== Given problem ==
Copy out the listing in full, exactly as written, but not its pictures.

== Data segment ==
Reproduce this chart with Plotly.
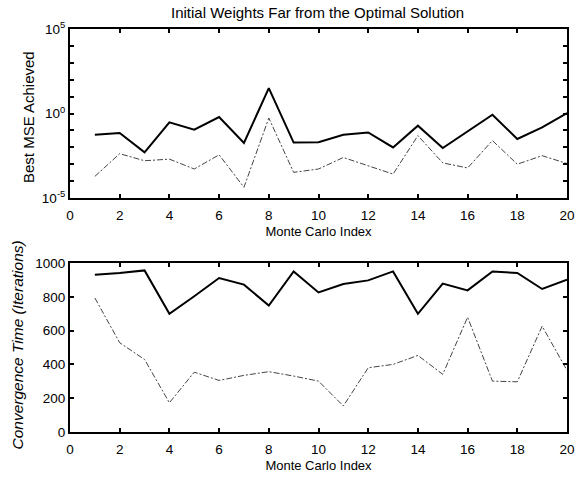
import plotly.graph_objects as go
from plotly.subplots import make_subplots

# Monte Carlo index
runs = list(range(1, 21))

# Top panel: best MSE achieved (log scale)
mse_solid = [0.056, 0.071, 0.0050, 0.30, 0.11, 0.62, 0.018, 32, 0.019, 0.020,
             0.056, 0.076, 0.0098, 0.19, 0.0091, 0.085, 0.85, 0.031, 0.15, 1.07]
mse_dashed = [1.9e-4, 4.2e-3, 1.6e-3, 2.0e-3, 5.2e-4, 3.6e-3, 4.3e-5, 0.54, 3.3e-4, 5.2e-4,
              2.5e-3, 8.1e-4, 2.6e-4, 0.049, 1.2e-3, 6.0e-4, 0.025, 1.0e-3, 3.2e-3, 1.1e-3]

# Bottom panel: convergence time (iterations)
conv_solid = [931, 941, 956, 699, 803, 911, 872, 748, 950, 826,
              876, 897, 950, 699, 878, 838, 950, 941, 846, 901]
conv_dashed = [793, 528, 429, 173, 354, 305, 335, 357, 331, 301,
               154, 380, 400, 453, 341, 679, 301, 297, 626, 365]

x_ticks = list(range(0, 21, 2))
log_major = [1e-5, 1.0, 1e5]
log_major_text = ["10<sup>-5</sup>", "10<sup>0</sup>", "10<sup>5</sup>"]
log_minor = [1e-4, 1e-3, 1e-2, 1e-1, 1e1, 1e2, 1e3, 1e4]
lin_ticks = [0, 200, 400, 600, 800, 1000]

title_text = "Initial Weights Far from the Optimal Solution"
xlabel = "Monte Carlo Index"
ylabel_top = "Best MSE Achieved"
ylabel_bot = "<i>Convergence Time (Iterations)</i>"

FONT = "Liberation Sans, Arial, sans-serif"
DASH = "6px,2px,2px,2px"

fig = make_subplots(rows=2, cols=1, vertical_spacing=0.0)

fig.add_trace(go.Scatter(x=runs, y=mse_solid, mode="lines",
                         line=dict(color="black", width=2)), row=1, col=1)
fig.add_trace(go.Scatter(x=runs, y=mse_dashed, mode="lines",
                         line=dict(color="#444444", width=1, dash=DASH)), row=1, col=1)
fig.add_trace(go.Scatter(x=runs, y=conv_solid, mode="lines",
                         line=dict(color="black", width=2)), row=2, col=1)
fig.add_trace(go.Scatter(x=runs, y=conv_dashed, mode="lines",
                         line=dict(color="#444444", width=1, dash=DASH)), row=2, col=1)

axis_common = dict(showgrid=False, zeroline=False, showline=True, linecolor="black",
                   linewidth=2, mirror="ticks", ticks="inside", ticklen=4,
                   tickcolor="black", tickwidth=1.5, automargin=False,
                   tickfont=dict(family=FONT, size=13.5, color="black"))

fig.update_xaxes(**axis_common, range=[0, 20], tickvals=x_ticks, ticklabelstandoff=4,
                 title=dict(text=xlabel, standoff=5,
                            font=dict(family=FONT, size=13, color="black")))
fig.update_xaxes(domain=[0, 1])

fig.update_yaxes(**axis_common, type="log", range=[-5, 5], tickvals=log_major,
                 ticktext=log_major_text, row=1, col=1,
                 minor=dict(tickvals=log_minor, ticks="inside", ticklen=4,
                            tickcolor="black", tickwidth=1.5))
fig.update_yaxes(**axis_common, range=[0, 1000], tickvals=lin_ticks, row=2, col=1)

fig.update_layout(
    yaxis=dict(domain=[0.5806, 1.0]),
    yaxis2=dict(domain=[0.0, 0.4194]),
    width=577, height=479,
    margin=dict(l=70, r=10, t=29, b=47),
    paper_bgcolor="white", plot_bgcolor="white",
    showlegend=False,
    annotations=[
        dict(text=title_text, xref="paper", yref="paper", x=0.498, y=1.042,
             xanchor="center", yanchor="middle", showarrow=False,
             font=dict(family=FONT, size=15, color="black")),
        dict(text=ylabel_top, xref="paper", yref="paper", x=-0.0845, y=0.7816,
             xanchor="center", yanchor="middle", showarrow=False, textangle=-90,
             font=dict(family=FONT, size=15, color="black")),
        dict(text=ylabel_bot, xref="paper", yref="paper", x=-0.1066, y=0.2146,
             xanchor="center", yanchor="middle", showarrow=False, textangle=-90,
             font=dict(family=FONT, size=15.5, color="black")),
    ],
)

fig.write_html("out.html", config={"displayModeBar": False},
               post_script="document.body.style.margin='0';")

== The answer ==
Reproduce this chart with Plotly.
import plotly.graph_objects as go
from plotly.subplots import make_subplots

# Monte Carlo index
runs = list(range(1, 21))

# Top panel: best MSE achieved (log scale)
mse_solid = [0.056, 0.071, 0.0050, 0.30, 0.11, 0.62, 0.018, 32, 0.019, 0.020,
             0.056, 0.076, 0.0098, 0.19, 0.0091, 0.085, 0.85, 0.031, 0.15, 1.07]
mse_dashed = [1.9e-4, 4.2e-3, 1.6e-3, 2.0e-3, 5.2e-4, 3.6e-3, 4.3e-5, 0.54, 3.3e-4, 5.2e-4,
              2.5e-3, 8.1e-4, 2.6e-4, 0.049, 1.2e-3, 6.0e-4, 0.025, 1.0e-3, 3.2e-3, 1.1e-3]

# Bottom panel: convergence time (iterations)
conv_solid = [931, 941, 956, 699, 803, 911, 872, 748, 950, 826,
              876, 897, 950, 699, 878, 838, 950, 941, 846, 901]
conv_dashed = [793, 528, 429, 173, 354, 305, 335, 357, 331, 301,
               154, 380, 400, 453, 341, 679, 301, 297, 626, 365]

x_ticks = list(range(0, 21, 2))
log_major = [1e-5, 1.0, 1e5]
log_major_text = ["10<sup>-5</sup>", "10<sup>0</sup>", "10<sup>5</sup>"]
log_minor = [1e-4, 1e-3, 1e-2, 1e-1, 1e1, 1e2, 1e3, 1e4]
lin_ticks = [0, 200, 400, 600, 800, 1000]

title_text = "Initial Weights Far from the Optimal Solution"
xlabel = "Monte Carlo Index"
ylabel_top = "Best MSE Achieved"
ylabel_bot = "<i>Convergence Time (Iterations)</i>"

FONT = "Liberation Sans, Arial, sans-serif"
DASH = "6px,2px,2px,2px"

fig = make_subplots(rows=2, cols=1, vertical_spacing=0.0)

fig.add_trace(go.Scatter(x=runs, y=mse_solid, mode="lines",
                         line=dict(color="black", width=2)), row=1, col=1)
fig.add_trace(go.Scatter(x=runs, y=mse_dashed, mode="lines",
                         line=dict(color="#444444", width=1, dash=DASH)), row=1, col=1)
fig.add_trace(go.Scatter(x=runs, y=conv_solid, mode="lines",
                         line=dict(color="black", width=2)), row=2, col=1)
fig.add_trace(go.Scatter(x=runs, y=conv_dashed, mode="lines",
                         line=dict(color="#444444", width=1, dash=DASH)), row=2, col=1)

axis_common = dict(showgrid=False, zeroline=False, showline=True, linecolor="black",
                   linewidth=2, mirror="ticks", ticks="inside", ticklen=4,
                   tickcolor="black", tickwidth=1.5, automargin=False,
                   tickfont=dict(family=FONT, size=13.5, color="black"))

fig.update_xaxes(**axis_common, range=[0, 20], tickvals=x_ticks, ticklabelstandoff=4,
                 title=dict(text=xlabel, standoff=5,
                            font=dict(family=FONT, size=13, color="black")))
fig.update_xaxes(domain=[0, 1])

fig.update_yaxes(**axis_common, type="log", range=[-5, 5], tickvals=log_major,
                 ticktext=log_major_text, row=1, col=1,
                 minor=dict(tickvals=log_minor, ticks="inside", ticklen=4,
                            tickcolor="black", tickwidth=1.5))
fig.update_yaxes(**axis_common, range=[0, 1000], tickvals=lin_ticks, row=2, col=1)

fig.update_layout(
    yaxis=dict(domain=[0.5806, 1.0]),
    yaxis2=dict(domain=[0.0, 0.4194]),
    width=577, height=479,
    margin=dict(l=70, r=10, t=29, b=47),
    paper_bgcolor="white", plot_bgcolor="white",
    showlegend=False,
    annotations=[
        dict(text=title_text, xref="paper", yref="paper", x=0.498, y=1.042,
             xanchor="center", yanchor="middle", showarrow=False,
             font=dict(family=FONT, size=15, color="black")),
        dict(text=ylabel_top, xref="paper", yref="paper", x=-0.0845, y=0.7816,
             xanchor="center", yanchor="middle", showarrow=False, textangle=-90,
             font=dict(family=FONT, size=15, color="black")),
        dict(text=ylabel_bot, xref="paper", yref="paper", x=-0.1066, y=0.2146,
             xanchor="center", yanchor="middle", showarrow=False, textangle=-90,
             font=dict(family=FONT, size=15.5, color="black")),
    ],
)

fig.write_html("out.html", config={"displayModeBar": False},
               post_script="document.body.style.margin='0';")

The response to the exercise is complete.